しかし、もしあの装置が本来の機能を発揮していたなら、そんなことでは済まなかったということだ。無知というのは恐ろしい。
〈勘違いしとったのはあんただけやないで。藤森真知子もあのガスであんた達2人を殺せると思っとったらしい。それが終わったらあんたの車を処分して、その足で夏美さんの身柄を引き取りに行く手筈だったそうや。ところが、あんたが反撃に転じたおかげで筋書きが狂ったと言っとる。ノートパソコンでその一部始終を見て、ヤバイと思ったんやろ。それで弟を放って逃げ出したんや〉
「じゃあ、なぜ直井高校に現われたんですか?」
〈あんたの絵や〉
「まさか・・・」藤森家で先生が『髪を噛む少女』を見るなり、スマホを居間のサイドボードに投げ捨てた姿が頭を過ぎる。
〈文恵には“美術室の窓に、あの絵が戻って来た経緯がすべて書かれた紙が貼ってあるから、すぐに行ったほうがいい。明日になると警察が来て厄介なことになるから”といわれたそうや〉
「そんな紙が貼ってあったなんて全然気が付きませんでした」
〈そりゃ無理もない。あんたとは探しとる対象が違うからな。しかし、あのオバはんにはちゃんと見えとった。罠とはうすうす気付きながらも、直井高校の3階の美術室の窓を見上げると、たしかに何かが貼り付いてるようなシルエットが浮かんでたそうや。それを見るなりカッとなって3階に駆け上がって美術室に飛び込むと、紙はたしかにそこに貼ってあったわけやが、よく見るとそれは元々そこに貼ってあった県の美術展の案内ポスターやったらしい。呆然として周りを見渡すと、あんたと夏美さんが倒れとったってわけや。そこまで来てやっと、オバはんは文恵に嵌めらとったことに気付いたらしい〉
 人を食ったような話だな、と継人は思った。ただ、自分が同じような屈辱を受けたことを考えると笑うわけにもいかない。
「藤森夫人がそこまでする理由は何だったんですか?」
〈じつはあのオバはんは、あんたの絵を有名画家並みの金額で伊吹繊維工業の先代社長に売りつけとったんや。そもそもあの絵は、あんたが卒業した後に当時担任やった旦那が学校から引き取ったらしいんやが、絵の中の少女があまりにも麻倉恵子の雰囲気に似とったんでゾッとしたと言っとる。旦那はあの絵に関しては、あんたが描いたっていうこと以外何も知らなんだそうや。ただ玄関先に飾るほどえらく気に入って、訪問客が来るたびに自慢しとったらしい。ところがこの旦那ちゅうのが、あんたも知っとるかもしれんが随分と人がよくて、教え子が金を無心してくれば貸す、保証人を頼まれればサインするっちゅう有様で、家計はいつも火の車やったらしい。田野倉守さんから“あの絵を売ってほしい”っていう連絡が入ったのはそんな時やったんや。オバはんは渡りに船とばかりに飛びついたんやが、相手は町1番の金持ちや。出来るだけふんだくってやろうと思って咲恵と相談した結果、麻倉恵子が四肢を失った状態で今も生きとることを暴露して、長年の慰謝料と治療費として強請ることにしたんや〉
「胸糞の悪くなるような話ですね」継人はハンドルをきつく握りしめた。創作への純粋な衝動が産んだ結晶が、拝金主義の卑しい闇の中に突き落とされていく。こんなことになるのなら、自分が引き取ればよかった・・・。

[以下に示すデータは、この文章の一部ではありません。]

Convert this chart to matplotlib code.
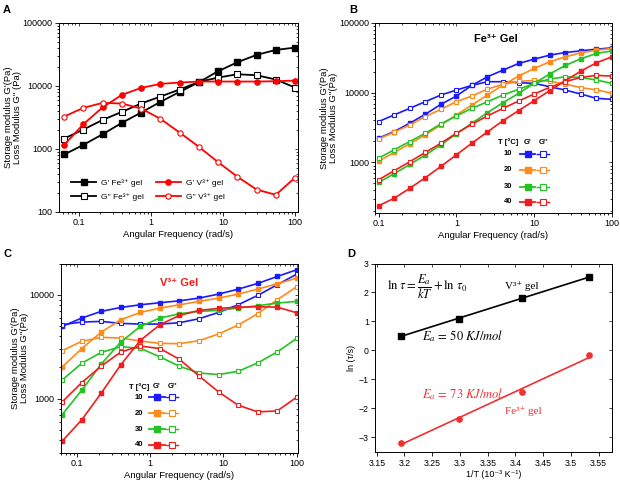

〈ああそれと、あんたから貰った2通の脅迫状は、オバはんが作ったもんやった。あんたが家から帰ったあと卒業者名簿をひっくり返して住所を突き止めると、筆跡がバレんようにワープロ文字で打って、自分で投函したと言っとる〉
「やはりそうでしたか」継人はうんうんと頷いた。「最初は3姉妹の誰かかと思ってましたが、母親を『彼女』と呼ぶのもおかしな話ですもんね。それに警告する側と誘い込む側が同じ人間だなんてことは有り得ませんから」
〈なるほどな〉
 短い沈黙があった。唐木の声が1オクターブ下がる。
〈じつは、その誘い込む側の人間が気になることを言っとるんや〉
「どんな?」
〈 “最後の仕上げに、アバターを殺しに行く”だそうや。どういうことか分かるか?〉
「アバターって、たしか自分の分身・・・って意味ですよね」継人は頭の中で反芻した。自分の分身を殺しに行く・・・。

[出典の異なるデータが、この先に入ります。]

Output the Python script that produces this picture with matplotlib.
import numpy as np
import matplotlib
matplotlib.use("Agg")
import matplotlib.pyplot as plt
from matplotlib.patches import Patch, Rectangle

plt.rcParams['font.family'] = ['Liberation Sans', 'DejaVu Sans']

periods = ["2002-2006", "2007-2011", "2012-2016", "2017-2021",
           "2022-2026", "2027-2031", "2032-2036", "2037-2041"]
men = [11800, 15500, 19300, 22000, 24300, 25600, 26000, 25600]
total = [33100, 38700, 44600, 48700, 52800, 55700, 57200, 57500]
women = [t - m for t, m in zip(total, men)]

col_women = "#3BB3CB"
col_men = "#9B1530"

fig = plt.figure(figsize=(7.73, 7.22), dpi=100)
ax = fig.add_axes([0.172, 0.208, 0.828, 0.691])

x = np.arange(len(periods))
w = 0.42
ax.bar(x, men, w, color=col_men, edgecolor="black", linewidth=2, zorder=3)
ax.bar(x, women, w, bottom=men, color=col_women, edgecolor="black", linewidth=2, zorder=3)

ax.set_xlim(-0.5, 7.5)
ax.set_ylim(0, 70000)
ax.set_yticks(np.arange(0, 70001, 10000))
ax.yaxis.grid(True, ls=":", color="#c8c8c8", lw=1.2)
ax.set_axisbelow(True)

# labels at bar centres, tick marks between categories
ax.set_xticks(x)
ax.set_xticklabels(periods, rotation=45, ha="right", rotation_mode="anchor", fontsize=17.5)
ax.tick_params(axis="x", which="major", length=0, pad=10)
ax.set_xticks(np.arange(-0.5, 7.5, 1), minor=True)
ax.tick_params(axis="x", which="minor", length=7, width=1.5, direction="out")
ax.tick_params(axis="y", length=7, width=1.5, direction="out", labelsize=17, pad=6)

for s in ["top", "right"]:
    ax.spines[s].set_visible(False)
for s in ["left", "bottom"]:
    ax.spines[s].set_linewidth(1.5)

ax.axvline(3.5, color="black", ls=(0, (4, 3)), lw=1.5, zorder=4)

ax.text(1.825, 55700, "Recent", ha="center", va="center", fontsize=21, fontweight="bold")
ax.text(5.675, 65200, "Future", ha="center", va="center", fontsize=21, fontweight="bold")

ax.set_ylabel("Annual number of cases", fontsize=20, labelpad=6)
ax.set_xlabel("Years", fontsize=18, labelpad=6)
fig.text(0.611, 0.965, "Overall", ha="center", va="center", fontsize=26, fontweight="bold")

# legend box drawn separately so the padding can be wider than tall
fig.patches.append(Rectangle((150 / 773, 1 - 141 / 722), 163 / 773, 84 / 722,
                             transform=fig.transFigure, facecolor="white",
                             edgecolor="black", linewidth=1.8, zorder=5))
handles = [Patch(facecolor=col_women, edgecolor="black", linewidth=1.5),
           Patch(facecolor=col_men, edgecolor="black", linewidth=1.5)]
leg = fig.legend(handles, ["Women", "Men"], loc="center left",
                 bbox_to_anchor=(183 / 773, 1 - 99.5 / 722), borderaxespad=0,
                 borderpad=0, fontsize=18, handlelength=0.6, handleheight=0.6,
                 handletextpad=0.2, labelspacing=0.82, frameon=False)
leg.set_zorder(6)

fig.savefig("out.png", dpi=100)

〈よう知っとるな。じゃあそう聞いて、誰を連想する?〉
「夏美さんか、あるいは私ってことになるんですかね」
〈いい線やな。ちなみに高原夏美の病室の周りには念のため2人の私服組が張り付いとる。どういうわけか元旦那の田野倉氏も来とるそうや。万が一不審者が看護師に成りすますことも考えて、入室を厳しくチェックしとるらしい。でも、まだ確信は持てん。言葉の意味を読み間違えとる可能性もあるからな。もしそうやったら、危ないのはあんたの方ってことになるんやで〉
「お気遣いありがとうございます。そういうことなら、もちろん用心させてもらいます。なんせ2度も襲われた相手ですからね」
〈もし高原文恵が動いてる兆候があったら連絡してくれ。すぐに上に話して現地と連絡がとれるようにしとく。それと、くれぐれも言っとくが、ヘタに首を突っ込もうとするんやないで。2度助かったから3度目も安心とは言い切れん。最後と言っとる以上、今度は本気でくるかもしれんからな〉
 そう言うと通話は切れた。
 継人は真っ直ぐに伸びる道路の先をぼんやりと見つめた。日常との境界線はまだ先にあるらしい。自分のテリトリーだと思っていた風景は、もはやただの地続きの風景でしかなかった。